Advocates of strong campaign finance regulations have predicted that a court ruling against the limits would lead to a flood of corporate and union money in federal campaigns as early as this year's midterm congressional elections.

"It's the Super Bowl of bad decisions," said Common Cause president Bob Edgar, a former congressman from Pennsylvania.

The decision removes limits on independent expenditures that are not coordinated with candidates' campaigns.

"We are disappointed in today's ruling that essentially grants moneyed interests an outsized role in our democracy," Damon Circosta, executive director of the North Carolina Center for Voter Education, said in a statement. "When corporations are left unfettered to influence the political process, everyday citizens get left out. If politics is about a level playing field where ideas compete to be heard, the Supreme Court just handed an amplifier to the very folks who already had a megaphone."

The case does not affect political action committees, which mushroomed after post-Watergate laws set the first limits on contributions by individuals to candidates. Corporations, unions and others may create PACs to contribute directly to candidates, but they must be funded with voluntary contributions from employees, members and other individuals, not by corporate or union treasuries.

Roberts, in a separate opinion, said that upholding the limits would have restrained "the vibrant public discourse that is at the foundation of our democracy."

Stevens complained that those justices overreached by throwing out earlier Supreme Court decisions that had not been at issue when this case first came to the court.

"Essentially, five justices were unhappy with the limited nature of the case before us, so they changed the case to give themselves an opportunity to change the law," Stevens said.

The case began when a conservative group, Citizens United, made a 90-minute movie that was very critical of Hillary Rodham Clinton as she sought the Democratic presidential nomination. Citizens United wanted to air ads for the anti-Clinton movie and distribute it through video-on-demand services on local cable systems during the 2008 Democratic primary campaign.

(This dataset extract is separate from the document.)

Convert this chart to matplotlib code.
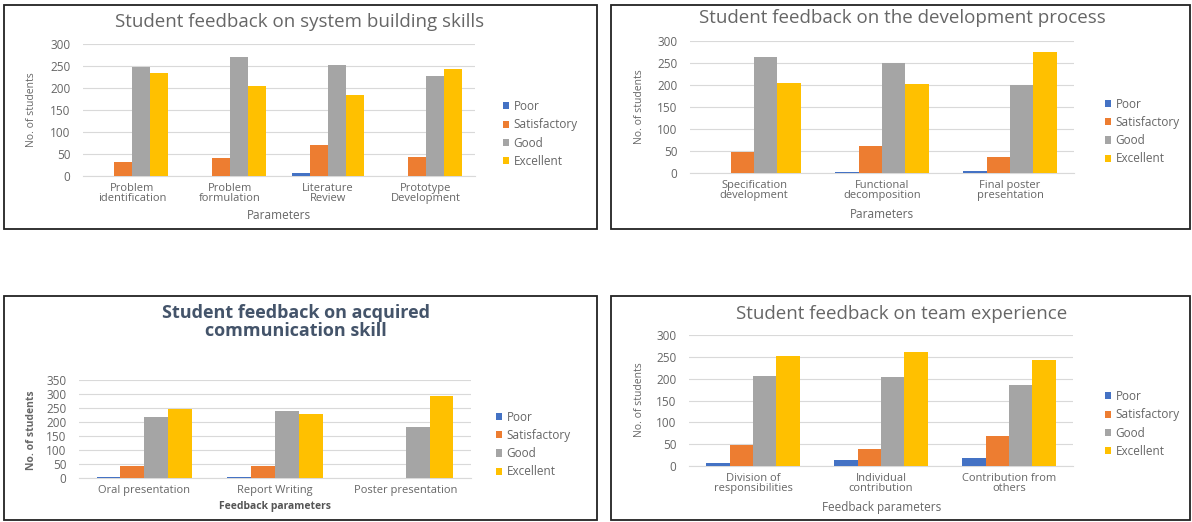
import numpy as np
import matplotlib
matplotlib.use("Agg")
import matplotlib.pyplot as plt
from matplotlib.patches import Rectangle

plt.rcParams['font.family'] = ['Open Sans', 'DejaVu Sans']

W, H = 1192, 522

series = ['Poor', 'Satisfactory', 'Good', 'Excellent']
colors = ['#4472C4', '#ED7D31', '#A5A5A5', '#FFC000']
grey = '#666666'

# panel 1: system building skills
cats1 = ['Problem\nidentification', 'Problem\nformulation', 'Literature\nReview', 'Prototype\nDevelopment']
poor1 = [1, 0, 7, 1]
sat1 = [32, 42, 71, 43]
good1 = [248, 271, 253, 228]
exc1 = [235, 204, 185, 244]

# panel 2: development process
cats2 = ['Specification\ndevelopment', 'Functional\ndecomposition', 'Final poster\npresentation']
poor2 = [1, 2, 4]
sat2 = [47, 61, 37]
good2 = [263, 251, 200]
exc2 = [205, 202, 276]

# panel 3: communication skill
cats3 = ['Oral presentation', 'Report Writing', 'Poster presentation']
poor3 = [3, 5, 0]
sat3 = [42, 43, 0]
good3 = [219, 238, 182]
exc3 = [248, 228, 293]

# panel 4: team experience
cats4 = ['Division of\nresponsibilities', 'Individual\ncontribution', 'Contribution from\nothers']
poor4 = [8, 14, 18]
sat4 = [48, 39, 69]
good4 = [207, 203, 186]
exc4 = [253, 260, 243]

fig = plt.figure(figsize=(W / 100, H / 100), dpi=100)
fig.patch.set_facecolor('white')

def fx(x):
    return x / W

def fy(y):
    return 1 - y / H

def frame(x0, y0, x1, y1):
    fig.patches.append(Rectangle((fx(x0), fy(y1)), (x1 - x0) / W, (y1 - y0) / H,
                                 transform=fig.transFigure, fill=False,
                                 edgecolor='#222222', linewidth=1.3))

def panel(box, cats, data, ymax, ylab_xy, xlab_xy, xlabel, leg_xy, bold=False):
    x0, y0, x1, y1 = box
    ax = fig.add_axes([fx(x0), fy(y1), (x1 - x0) / W, (y1 - y0) / H])
    n = len(cats)
    x = np.arange(n)
    bw = 0.183
    for k, vals in enumerate(data):
        ax.bar(x + (k - 1.5) * bw, vals, bw, color=colors[k], label=series[k], zorder=3)
    ax.set_xlim(-0.5, n - 0.5)
    ax.set_ylim(0, ymax)
    ax.set_yticks(np.arange(0, ymax + 1, 50))
    ax.set_xticks(x)
    ax.set_xticklabels(cats, fontsize=8, color=grey, linespacing=0.9)
    ax.tick_params(axis='y', labelsize=8.5, labelcolor=grey, length=0, pad=9)
    ax.tick_params(axis='x', length=0, pad=5)
    ax.grid(axis='y', color='#D9D9D9', linewidth=0.8, zorder=0)
    for s in ['top', 'right', 'left']:
        ax.spines[s].set_visible(False)
    ax.spines['bottom'].set_color('#D9D9D9')
    wt = 'bold' if bold else 'normal'
    fig.text(fx(ylab_xy[0]), fy(ylab_xy[1]), 'No. of students', rotation=90, ha='center', va='center',
             fontsize=7.5, color=grey, fontweight=wt)
    fig.text(fx(xlab_xy[0]), fy(xlab_xy[1]), xlabel, ha='center', va='center',
             fontsize=8.5 if not bold else 7.5, color=grey if not bold else '#555555', fontweight=wt)
    ax.legend(loc='center left', bbox_to_anchor=(fx(leg_xy[0]), fy(leg_xy[1])),
              bbox_transform=fig.transFigure, frameon=False, borderpad=0,
              fontsize=8.5, handlelength=0.55, handleheight=0.55, handletextpad=0.35,
              labelspacing=0.45, labelcolor=grey)
    return ax

# panel frames
frame(4, 5, 597, 229)
frame(611, 5, 1190, 229)
frame(4, 296, 597, 520)
frame(611, 296, 1190, 520)

panel((83, 44, 475, 176), cats1, [poor1, sat1, good1, exc1], 300,
      (32, 110), (279, 216), 'Parameters', (497, 134))
fig.text(fx(300), fy(22), 'Student feedback on system building skills', ha='center', va='center',
         fontsize=13.5, color=grey)

panel((690, 41, 1074, 173), cats2, [poor2, sat2, good2, exc2], 300,
      (639, 107), (882, 214), 'Parameters', (1099, 131.5))
fig.text(fx(902), fy(18), 'Student feedback on the development process', ha='center', va='center',
         fontsize=13.5, color=grey)

panel((79, 380, 471, 478), cats3, [poor3, sat3, good3, exc3], 350,
      (32, 430), (275, 506), 'Feedback parameters', (490, 444.5), bold=True)
fig.text(fx(296), fy(322), 'Student feedback on acquired\ncommunication skill', ha='center', va='center',
         fontsize=13, color='#44546A', fontweight='bold', linespacing=0.95)

panel((689, 335, 1073, 466), cats4, [poor4, sat4, good4, exc4], 300,
      (639, 400), (882, 507), 'Feedback parameters', (1099, 424))
fig.text(fx(902), fy(314), 'Student feedback on team experience', ha='center', va='center',
         fontsize=13.5, color=grey)

fig.savefig('out.png', dpi=100, facecolor='white')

But federal courts said the movie looked and sounded like a long campaign ad, and therefore should be regulated like one.

The movie was advertised on the Internet, sold on DVD and shown in a few theaters. Campaign regulations do not apply to DVDs, theaters or the Internet.

The court first heard arguments in March, then asked for another round of arguments about whether corporations and unions should be treated differently from individuals when it comes to campaign spending.

The justices convened in a special argument session in September, Sotomayor's first. The conservative justices gave every indication then that they were prepared to take the steps they did on Thursday.

The justices, with only Thomas in dissent, did uphold McCain-Feingold requirements that anyone spending money on political ads must disclose the names of contributors.

Phillips said such disclosure and more immediate campaign finance reporting will be needed under the new rules.

"It's important for the public – and for the shareholders too of these corporations – to know how that money is being spent," he said.

Circosta said the ruling creates more urgency to approve public financing of campaigns to prevent unlimited special-interest donations.

"We know that public campaign financing works to curb special interest influence, and we also know that courts have repeatedly deemed such systems to be constitutionally sound," he said. "North Carolina has been a national leader in establishing a public financing alternative. In the wake of this latest decision by the Supreme Court, we expect more support for programs that empower citizens to participate in their democracy."